Samstag, 1. Juni 2013

It started in Taksim Gezi Park


A comment from İsmail Doğa Karate and Axel Gehring
An occupy style protest against the demolition of a relatively small park under the guise of urban renewal sparks a series of demonstrations all over the Turkey. The demonstrators do object not only to the planned shopping mall construction on to the park. But also slogans against the anti-democratic and economically liberal policies are shouted very often. The Development and Justice Party (AKP) which is in office for more than a decade and its leader, prime minister Tayyip Erdogan have been seen as the responsible actors of such policies and concomitantly there is wider anger against Tayyip Erdogan and prominent figures of AKP during the protests. 
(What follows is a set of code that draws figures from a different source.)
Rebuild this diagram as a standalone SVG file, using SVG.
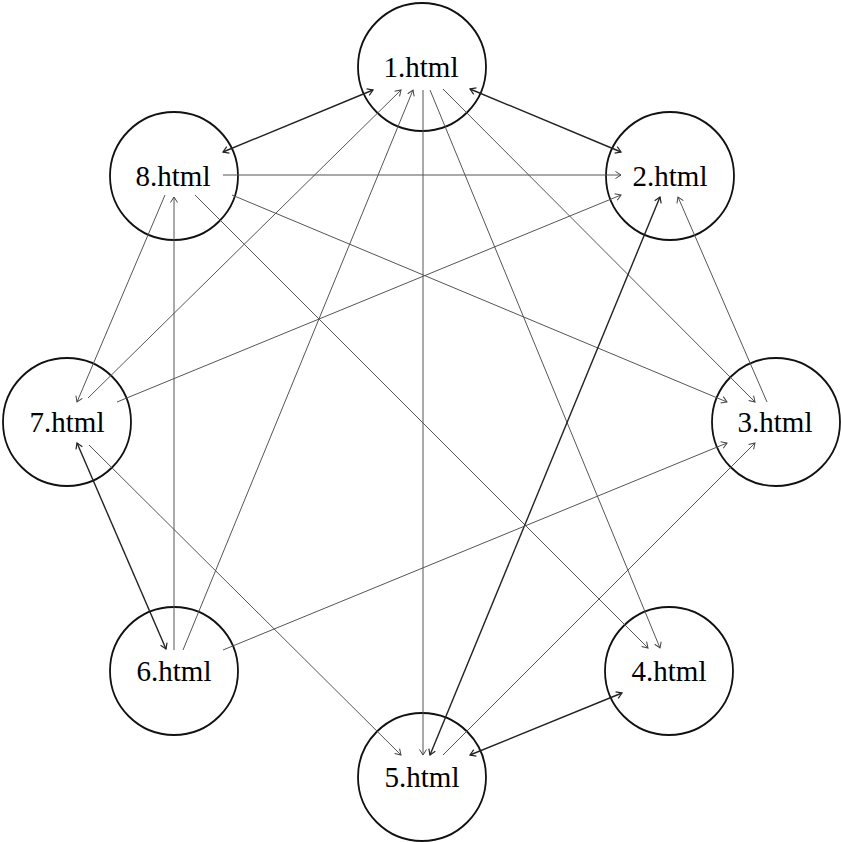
<svg xmlns="http://www.w3.org/2000/svg" width="841" height="842" viewBox="0 0 841 842">
<style>
.node circle{fill:#fff;stroke:#111;stroke-width:1.8}
.node text{font-family:"Liberation Serif","Times New Roman",serif;font-size:29px;fill:#000;text-anchor:middle}
.e{stroke:#555;stroke-width:1;fill:none;marker-end:url(#ah)}
.b{stroke:#222;stroke-width:1.4;fill:none;marker-end:url(#ahd);marker-start:url(#ahd)}
</style>
<defs>
<marker id="ah" markerUnits="userSpaceOnUse" markerWidth="10" markerHeight="10" refX="7" refY="5" orient="auto">
<path d="M1.5,1.5 L7,5 L1.5,8.5" fill="none" stroke="#444" stroke-width="1"/>
</marker>
<marker id="ahd" markerUnits="userSpaceOnUse" markerWidth="10" markerHeight="10" refX="7" refY="5" orient="auto-start-reverse">
<path d="M1.5,1.5 L7,5 L1.5,8.5" fill="none" stroke="#222" stroke-width="1.2"/>
</marker>
</defs>
<g id="nodes">
<g id="n1" class="node"><circle cx="422" cy="67" r="64"/><text x="421" y="77">1.html</text></g>
<g id="n2" class="node"><circle cx="670" cy="176" r="64"/><text x="670" y="186">2.html</text></g>
<g id="n3" class="node"><circle cx="776" cy="422" r="64"/><text x="775" y="432">3.html</text></g>
<g id="n4" class="node"><circle cx="669" cy="671" r="64"/><text x="669" y="681">4.html</text></g>
<g id="n5" class="node"><circle cx="422" cy="777" r="64"/><text x="422" y="787">5.html</text></g>
<g id="n6" class="node"><circle cx="174" cy="671" r="64"/><text x="174" y="681">6.html</text></g>
<g id="n7" class="node"><circle cx="67" cy="422" r="64"/><text x="67" y="432">7.html</text></g>
<g id="n8" class="node"><circle cx="174" cy="176" r="64"/><text x="173" y="186">8.html</text></g>
</g>
<g id="edges">
<line class="b" x1="223" y1="152" x2="373" y2="90"/>
<line class="b" x1="470" y1="89" x2="621" y2="152"/>
<line class="e" x1="223" y1="175" x2="621" y2="175"/>
<line class="e" x1="88" y1="398" x2="401" y2="90"/>
<line class="e" x1="183" y1="650" x2="413" y2="90"/>
<line class="e" x1="423" y1="90" x2="423" y2="755"/>
<line class="e" x1="430" y1="90" x2="660" y2="648"/>
<line class="e" x1="443" y1="89" x2="755" y2="402"/>
<line class="e" x1="117" y1="402" x2="621" y2="195"/>
<line class="e" x1="232" y1="195" x2="727" y2="402"/>
<line class="e" x1="165" y1="195" x2="77" y2="402"/>
<line class="e" x1="174" y1="650" x2="174" y2="197"/>
<line class="e" x1="195" y1="195" x2="648" y2="648"/>
<line class="b" x1="77" y1="443" x2="166" y2="649"/>
<line class="e" x1="89" y1="445" x2="401" y2="755"/>
<line class="b" x1="430" y1="755" x2="660" y2="197"/>
<line class="e" x1="767" y1="402" x2="678" y2="197"/>
<line class="e" x1="223" y1="650" x2="727" y2="443"/>
<line class="e" x1="443" y1="755" x2="755" y2="443"/>
<line class="b" x1="470" y1="755" x2="622" y2="693"/>
</g>
</svg>
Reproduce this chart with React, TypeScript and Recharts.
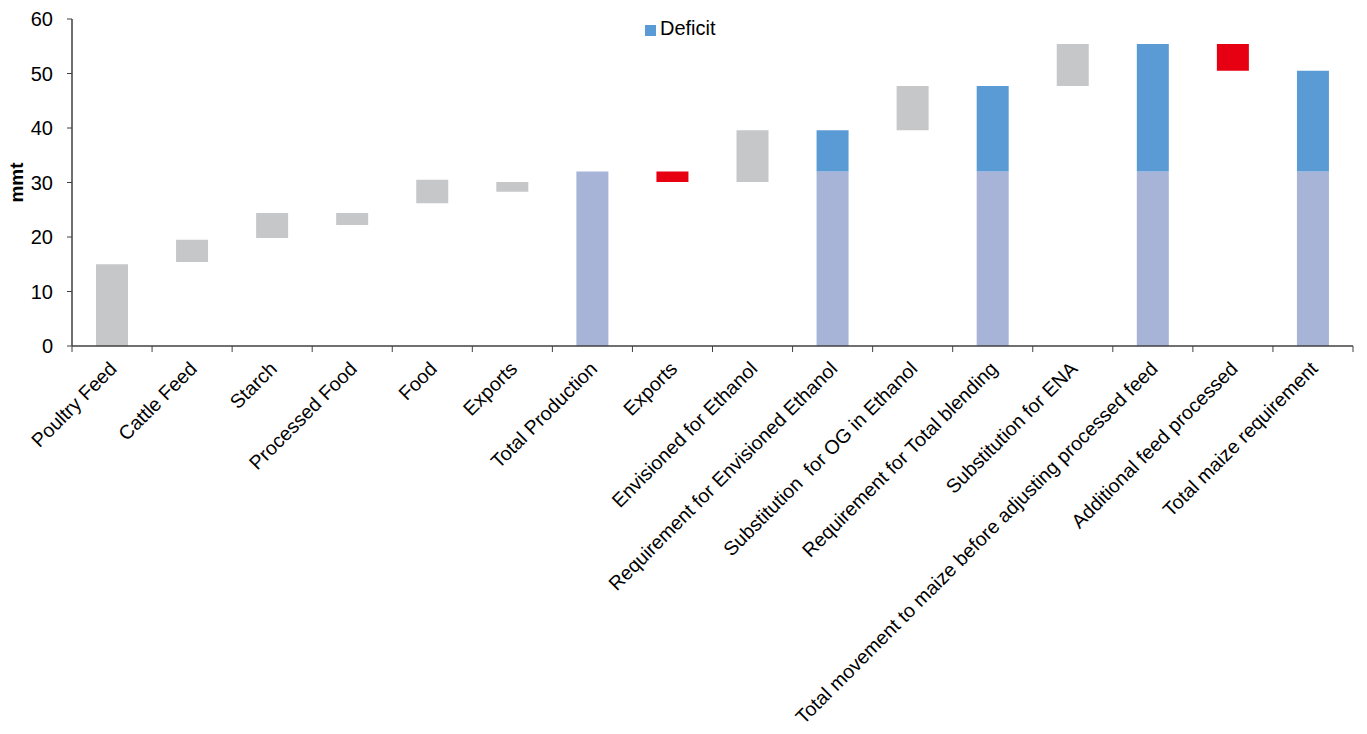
import { BarChart, Bar, XAxis, YAxis, Legend } from 'recharts'

const categories = [
  'Poultry Feed',
  'Cattle Feed',
  'Starch',
  'Processed Food',
  'Food',
  'Exports',
  'Total Production',
  'Exports',
  'Envisioned for Ethanol',
  'Requirement for Envisioned Ethanol',
  'Substitution  for OG in Ethanol',
  'Requirement for Total blending',
  'Substitution for ENA',
  'Total movement to maize before adjusting processed feed',
  'Additional feed processed',
  'Total maize requirement',
]

// invisible offset under the floating bars
const base = [0, 15.4, 19.8, 22.2, 26.2, 28.3, 0, 30.1, 30.1, 0, 39.6, 0, 47.7, 0, 50.5, 0]
const usage = [15, 4.1, 4.6, 2.2, 4.3, 1.8, 0, 0, 9.5, 0, 8.1, 0, 7.7, 0, 0, 0]
const reduction = [0, 0, 0, 0, 0, 0, 0, 1.9, 0, 0, 0, 0, 0, 0, 4.9, 0]
const production = [0, 0, 0, 0, 0, 0, 32, 0, 0, 32, 0, 32, 0, 32, 0, 32]
const deficit = [0, 0, 0, 0, 0, 0, 0, 0, 0, 7.6, 0, 15.7, 0, 23.4, 0, 18.5]

const yTicks = [0, 10, 20, 30, 40, 50, 60]

const data = categories.map((name, i) => ({
  key: `${i}`,
  name,
  base: base[i],
  usage: usage[i],
  reduction: reduction[i],
  production: production[i],
  deficit: deficit[i],
}))

const W = 1367
const H = 734
const margin = { top: 19, right: 14, left: 8, bottom: 0 }
const yAxisWidth = 64
const band = (W - margin.left - margin.right - yAxisWidth) / categories.length

// label plus Excel-style tick marks on the category boundaries
function CategoryTick({ x, y, payload, index }: any) {
  const label = categories[Number(payload.value)]
  const last = index === categories.length - 1
  return (
    <g>
      <line x1={x - band / 2} x2={x - band / 2} y1={y} y2={y + 6} stroke="#404040" />
      {last && <line x1={x + band / 2} x2={x + band / 2} y1={y} y2={y + 6} stroke="#404040" />}
      <g transform={`translate(${x + 6},${y + 24})`}>
        <text
          x={0}
          y={0}
          textAnchor="end"
          transform="rotate(-45)"
          fontSize={19.6}
          fill="#000"
          style={{ whiteSpace: 'pre' }}
        >
          {label}
        </text>
      </g>
    </g>
  )
}

export default function App() {
  return (
    <div
      style={{
        position: 'absolute',
        left: 0,
        top: 0,
        background: '#fff',
        fontFamily: '"Liberation Sans", Arial, sans-serif',
      }}
    >
      <BarChart width={W} height={H} data={data} margin={margin} barSize={32}>
        <XAxis
          dataKey="key"
          interval={0}
          tickLine={false}
          tickSize={0}
          tickMargin={0}
          axisLine={{ stroke: '#404040', strokeWidth: 1.5 }}
          tick={<CategoryTick />}
          height={388}
        />
        <YAxis
          domain={[0, 60]}
          ticks={yTicks}
          width={yAxisWidth}
          tickSize={5}
          tickMargin={14}
          axisLine={{ stroke: '#404040', strokeWidth: 1.5 }}
          tickLine={{ stroke: '#404040' }}
          tick={{ fill: '#000', fontSize: 20 }}
          label={{
            value: 'mmt',
            angle: -90,
            position: 'insideLeft',
            offset: 8,
            style: { fontWeight: 'bold', fontSize: 19, fill: '#000', textAnchor: 'middle' },
          }}
        />
        <Legend
          verticalAlign="middle"
          align="center"
          iconType="square"
          iconSize={11}
          formatter={(v) => <span style={{ color: '#000', fontSize: 20 }}>{v}</span>}
          wrapperStyle={{ top: 17, left: 645, width: 'auto', height: 'auto' }}
        />
        <Bar dataKey="base" stackId="w" fill="transparent" legendType="none" isAnimationActive={false} />
        <Bar dataKey="usage" stackId="w" fill="#C6C7C8" legendType="none" isAnimationActive={false} />
        <Bar dataKey="reduction" stackId="w" fill="#E60012" legendType="none" isAnimationActive={false} />
        <Bar dataKey="production" stackId="w" fill="#A8B3D8" legendType="none" isAnimationActive={false} />
        <Bar dataKey="deficit" name="Deficit" stackId="w" fill="#5B9BD5" isAnimationActive={false} />
      </BarChart>
    </div>
  )
}
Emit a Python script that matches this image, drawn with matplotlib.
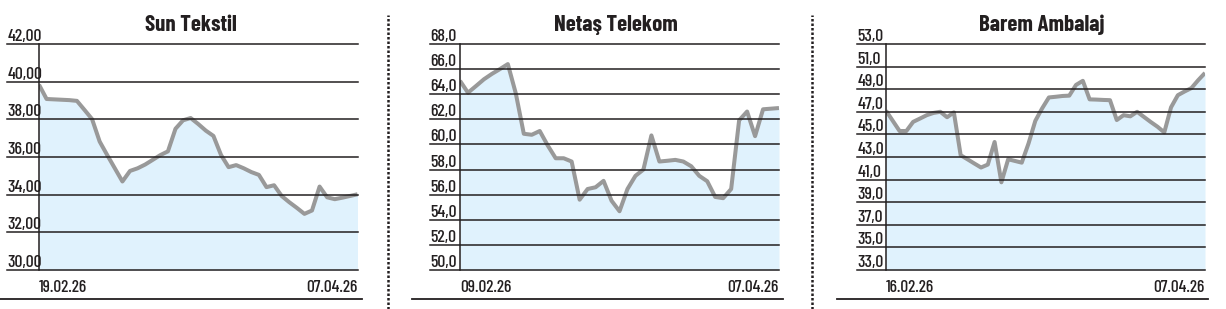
import matplotlib
matplotlib.use("Agg")
import matplotlib.pyplot as plt
from matplotlib.lines import Line2D
import numpy as np

plt.rcParams['font.family'] = ['Barlow Condensed', 'DejaVu Sans']

W, H = 1226, 309

# --- data ---
sun_title = "Sun Tekstil"
sun_dates = ["19.02.26", "07.04.26"]
sun_ticks = [30, 32, 34, 36, 38, 40, 42]
sun_vals = [39.84, 39.08, 39.06, 39.04, 39.02, 38.98, 38.5, 38.01, 36.82, 36.1,
            35.4, 34.70, 35.26, 35.40, 35.6, 35.85, 36.1, 36.3, 37.5, 37.95,
            38.07, 37.75, 37.4, 37.12, 36.11, 35.46, 35.57, 35.4, 35.2, 35.05,
            34.40, 34.50, 33.93, 33.6, 33.3, 32.98, 33.16, 34.43, 33.86, 33.76,
            33.84, 33.93, 34.02]

net_title = "Netaş Telekom"
net_dates = ["09.02.26", "07.04.26"]
net_ticks = [50, 52, 54, 56, 58, 60, 62, 64, 66, 68]
net_vals = [65.07, 64.12, 64.65, 65.19, 65.62, 66.0, 66.4, 64.06, 60.85, 60.77,
            61.07, 59.92, 58.9, 58.9, 58.64, 55.6, 56.45, 56.59, 57.1, 55.52,
            54.68, 56.45, 57.5, 58.0, 60.72, 58.64, 58.7, 58.77, 58.64, 58.26,
            57.5, 57.07, 55.82, 55.72, 56.45, 61.92, 62.62, 60.66, 62.8, 62.85,
            62.9]

bar_title = "Barem Ambalaj"
bar_dates = ["16.02.26", "07.04.26"]
bar_ticks = [33, 35, 37, 39, 41, 43, 45, 47, 49, 51, 53]
bar_vals = [47.1, 46.2, 45.3, 45.3, 46.11, 46.4, 46.7, 46.9, 47.0, 46.52,
            46.95, 43.16, 42.8, 42.43, 42.07, 42.33, 44.33, 40.76, 42.8, 42.65,
            42.5, 44.2, 46.2, 47.3, 48.27, 48.33, 48.4, 48.43, 49.38, 49.74,
            48.1, 48.08, 48.05, 48.03, 46.27, 46.7, 46.6, 47.0, 46.55, 46.1,
            45.68, 45.18, 47.4, 48.47, 48.8, 49.1, 49.8, 50.44]

FILL = '#e0f2fd'
LINE = '#999999'
INK = '#231f20'

fig = plt.figure(figsize=(W / 100, H / 100), dpi=100)


def panel(left, right, grid_start, rule, title, title_x, vals, ticks, fmt, dates):
    ax = fig.add_axes([left / W, 1 - 270 / H, (right - left) / W, (270 - 44) / H])
    x = np.arange(len(vals))
    ax.fill_between(x, vals, ticks[0], color=FILL, lw=0)
    ax.plot(x, vals, color=LINE, lw=2.9, solid_capstyle='butt')
    ax.set_xlim(0, len(vals) - 1)
    ax.set_ylim(ticks[0], ticks[-1])
    ax.set_xticks([])
    ax.set_yticks([])
    for s in ['top', 'right', 'bottom']:
        ax.spines[s].set_visible(False)
    ax.spines['left'].set_linewidth(1.1)
    ax.spines['left'].set_color(INK)

    g0 = (grid_start - left) / (right - left)
    for t in ticks:
        ax.axhline(t, xmin=g0, xmax=1, color=INK, lw=1.1, clip_on=False, zorder=3)
        ax.text(g0 + 0.002, t, fmt.format(t).replace('.', ','), transform=ax.get_yaxis_transform(),
                ha='left', va='bottom', fontsize=12.8, fontweight='medium', color=INK)

    ax.text((title_x - left) / (right - left), 1 + 19 / 226, title, transform=ax.transAxes,
            ha='center', va='center', fontsize=16.5, fontweight='bold', color=INK)
    ax.text(0, -17 / 226, dates[0], transform=ax.transAxes, ha='left', va='center',
            fontsize=12.5, fontweight='medium', color=INK)
    ax.text(1, -17 / 226, dates[1], transform=ax.transAxes, ha='right', va='center',
            fontsize=12.5, fontweight='medium', color=INK)
    fig.add_artist(Line2D([rule[0] / W, rule[1] / W], [1 - 299 / H] * 2, color=INK, lw=1.3))
    return ax


panel(39, 357.5, 7, (0, 362), sun_title, 190.7, sun_vals, sun_ticks, "{:.2f}", sun_dates)
panel(460, 779, 430, (412, 783), net_title, 616, net_vals, net_ticks, "{:.1f}", net_dates)
panel(886, 1205, 857, (837, 1208), bar_title, 1042, bar_vals, bar_ticks, "{:.1f}", bar_dates)

for sx in [388.3, 812]:
    fig.add_artist(Line2D([sx / W] * 2, [0, 1 - 15 / H], color=INK, lw=1.8,
                          linestyle=(0, (1, 0.8))))

fig.savefig("out.png", dpi=100, facecolor='white')
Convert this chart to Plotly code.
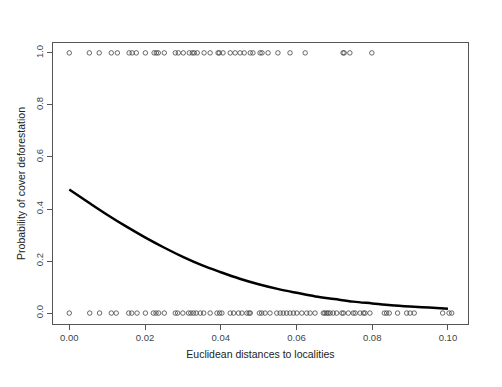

The police violence to the demonstrators and long-lasting resistance against police forces especially around Taksim square in Istanbul resembles for many Tahir in Egypt. Some authors even started to talk about a “Turkish spring”. We cannot foresee whether these demonstrations will advance to spark a “spring”. The future is unscripted. Nevertheless, we can say that the seed for a spring has been already sowed, but not only yesterday when a day-long clash between protestors and police occurred. A potential for a spring has been already present and deeply rooted. 
Exactly two years ago, in a far smaller town in the black sea region, a peaceful demonstration against AKP and its policies ended up in police attacks on protestors. The protest against hydroelectric plants which already brought about environmental destruction for that environmentally splendid region was dispersed at expense of a 54-year old teacher life. Metin Lokumcu died from heart attack during the clash because of excessive usage of tear gas by police. Speaking about Metin Lokumcu, Erdoğan said: “They are saying one died because of a heart attack; I don’t know who he is.” He blamed the demonstration itself, not the use of excessive force by the police. 
Similar violent crackdowns have been occurring in many demonstrations taking place not only in the Wast where the Kurdish population are primarily concentrated but also in the West of Turkey. Especially after the last referendum for the constitutional amendments which took place in the year 2010, AKP rule tends to utilise coercive means against its opponents more frequently. Overall the amendments were enabling the government to improve its power within the existing power bloc by strengthening its position within the state apparatus through extending its control over the judicial system. This exacerbated the democracy deficit in Turkey. Several journalists, Kurdish politicians, trade unionists, dissent students etc. are still in prison. The police forces dare to break up every demonstration including the one against uprooting trees in Taksim Gezipark.
Speaking about Turkey, many social scientists have been highlighting the subsequent AKP governments’ “successes” in terms of its ability to gain the consent of others. What is clear by the events now, the oppressive side of Neoliberal-Islamist hegemony becomes increasingly visible, particularly for people outside of Turkey. Thanks to media which have their attention to the contemporary clashes in Turkey. The party obviously gained support among important segments of Turkish society. That led to two successive reelections of AKP in 2007 and in 2011. But that support was never free of contradictions and it never included all segments of society.
Currently people suffering from devastations of Neoliberal-Islamist (communal) politics are finding themselves together in their resistance against a project of urban renewal which tries to convert a public park into a shopping-center. The latter is planned to be placed in Ottoman barracks which have to rebuild for that aim. As such it symbolizes both: The ruthless commodification and rationalization of urban spaces and AKP‘s politics of (Neo-Ottoman) Islamization. Wide segments of Turkish bourgeoisie supported throughout the recent decade AKP for its commitment to Neoliberalism,  meanwhile some of them among with other segments of Turkish elites saw in the ideological and social practices of Islamist politics a glue fixing the social devastations left by Neoliberalisation. Economic insecurity never disappeared in Turkish society – although its high growth rates during the 2000s. Finally that should not led us to trivialize Islamization as a tool subordinated to manage social unrest – therefore the process of Islamization is done with too much passion by the ruing party and many other actors affiliated with her.